The Oct. 13 agreement was reached between the government and the law firm Jones Day, which represented more than 70 clients fighting the mandate. Made public Oct. 16, the agreement states that the plaintiffs would not be forced to provide health insurance coverage for “morally unacceptable” products and procedures, including contraception, sterilization and abortion-inducing drugs.

The settlement may go farther than the new bureaucratic rules:

Thomas Aquinas College, a Catholic college in California and another plaintiff against the HHS mandate, also celebrated the protection the settlement brings.

“While we welcomed the broadening of the exemption from the HHS mandate last week by the Trump administration, we have under our agreement today something even better: a permanent exemption from an onerous federal directive — and any similar future directive — that would require us to compromise our fundamental beliefs,” said Thomas Aquinas College President Michael McLean in an Oct. 16 statement.

“This is an extraordinary outcome for Thomas Aquinas College and for the cause of religious freedom.”

Many on the left and the NeverTrump right wonder how faithful people would vote for a man whose personal life has not lived up to the moral principles they espouse.

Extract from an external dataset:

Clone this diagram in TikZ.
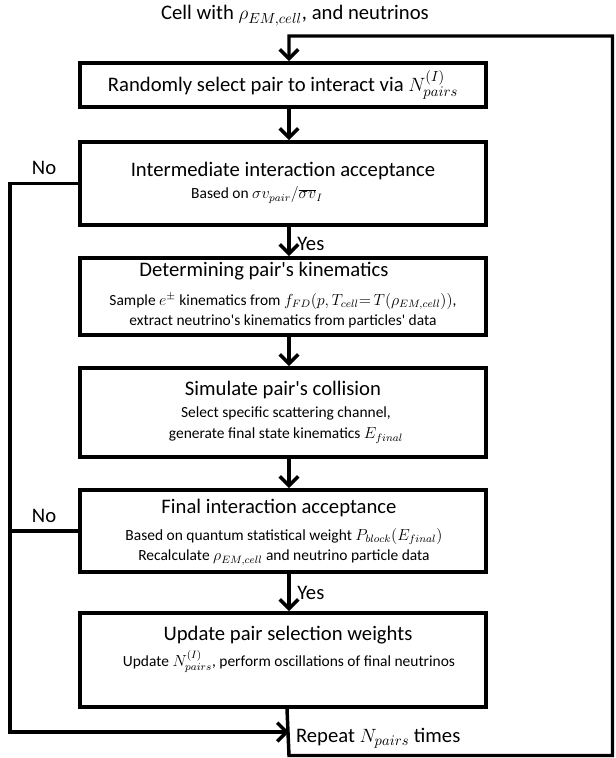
\documentclass[tikz,border=0pt]{standalone}
\usepackage{fontspec}
\setmainfont{Carlito}
\usetikzlibrary{arrows.meta,calc}
\newcommand{\apos}{\textquotesingle}
\tikzset{
  stage/.style={
    % The shape:
    shape=rectangle,minimum width=304.5pt,
    % The border:
    draw=black,line width=2.8pt,
    % The text:
    font=\fontsize{15.5}{18}\selectfont}}
\tikzset{
	head/.style={inner sep=0pt,font=\fontsize{15.5}{18}\selectfont},
	info/.style={inner sep=0pt,align=center,font=\fontsize{11.6}{15.5}\selectfont},
	flow/.style={line width=2.6pt,-{Straight Barb[length=7pt,width=14pt]}},
	back/.style={line width=2.6pt},
	tag/.style={font=\fontsize{15.5}{18}\selectfont}}

\begin{document}
\begin{tikzpicture}[x=0.75pt,y=-0.75pt]
	\useasboundingbox (0,0) rectangle (615,758);
	% Input
	\node[head] (cell) at (295,16) {Cell with $\rho_{EM,cell}$, and neutrinos};
	% Boxes
	\node[stage,minimum height=33pt] (select) at (283,85) {Randomly select pair to interact via $N^{(I)}_{pairs}$};
	\node[stage,minimum height=62.25pt] (accept) at (283,183.5) {};
	\node[stage,minimum height=57.75pt] (kinem) at (283,296.5) {};
	\node[stage,minimum height=66.75pt] (collide) at (283,412.5) {};
	\node[stage,minimum height=61.5pt] (final) at (283,531) {};
	\node[stage,minimum height=70.5pt] (update) at (283,660) {};
	% Texts in the boxes
	\node[head] (acceptT) at ($(accept.north)+(0,31)$) {Intermediate interaction acceptance};
	\node[info] (acceptS) at ($(accept.north)+(-26,55)$) {Based on $\sigma v_{pair}/\overline{\sigma v}_I$};
	\node[head] (kinemT) at ($(kinem.north)+(-19,15)$) {Determining pair\apos s kinematics};
	\node[info] (kinemS) at ($(kinem.north)+(0,54.5)$) {Sample $e^{\pm}$ kinematics from $f_{FD}(p,T_{cell}{=}\,T(\rho_{EM,cell}))$,\\extract neutrino\apos s kinematics from particles\apos{} data};
	\node[head] (collideT) at ($(collide.north)+(0,24)$) {Simulate pair\apos s collision};
	\node[info] (collideS) at ($(collide.north)+(3,59)$) {Select specific scattering channel,\\generate final state kinematics $E_{final}$};
	\node[head] (finalT) at ($(final.north)+(-4,20)$) {Final interaction acceptance};
	\node[info] (finalS) at ($(final.north)+(1,58.5)$) {Based on quantum statistical weight $P_{block}(E_{final})$\\Recalculate $\rho_{EM,cell}$ and neutrino particle data};
	\node[head] (updateT) at ($(update.north)+(5,24)$) {Update pair selection weights};
	\node[info] (updateS) at ($(update.north)+(6,50)$) {Update $N^{(I)}_{pairs}$, perform oscillations of final neutrinos};
	% Corners of the loops
	\coordinate (lbot) at (10,732);
	\coordinate (rbot) at (289,755.5);
	\coordinate (redge) at (612.5,755.5);
	\coordinate (rtop) at (612.5,36);
	% Main flow
	\draw[flow] ($(select.south)+(6,0)$) -- ($(accept.north)+(6,0)$);
	\draw[flow] ($(accept.south)+(6,0)$) -- ($(kinem.north)+(6,0)$) node[pos=0.6,right,inner sep=5pt,tag] {Yes};
	\draw[flow] ($(kinem.south)+(6,0)$) -- ($(collide.north)+(6,0)$);
	\draw[flow] ($(collide.south)+(6,0)$) -- ($(final.north)+(6,0)$);
	\draw[flow] ($(final.south)+(6,0)$) -- ($(update.north)+(6,0)$) node[midway,right,inner sep=5pt,tag] {Yes};
	% Rejected pairs
	\draw[flow] (accept.west) -| node[pos=0.25,above,inner sep=5pt,tag] {No} (lbot) -- (lbot -| rbot);
	\draw[back] (final.west) -- node[above,inner sep=5pt,tag] {No} (final.west -| lbot);
	% Repeat loop
	\draw[flow] ($(update.south)+(4,0)$) -- (rbot) node[above right,inner sep=4pt,tag] {Repeat $N_{pairs}$ times}
		-- (redge) -- (rtop) -| ($(select.north)+(6,0)$);
\end{tikzpicture}
\end{document}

This is why. For many conservative and orthodox Christians, voting for Trump was an act of self defense against a prospective Clinton Administration that they feared would be utterly antithetical to religious liberty and would attempt to crush them into lifestyle submission.

In contrast, Trump made a specific appeal to this community, promising to protect their right to act in the public sphere in a manner consistent with their faith. With this settlement, he continues to keep that promise.

Update: I heard from the law firm representing the Little Sisters of the Poor. They were not a party to the settlement described herein. Hence, the DOJ has not (yet, I hope and  trust) officially dropped the case against the nuns. Sorry for the confusion.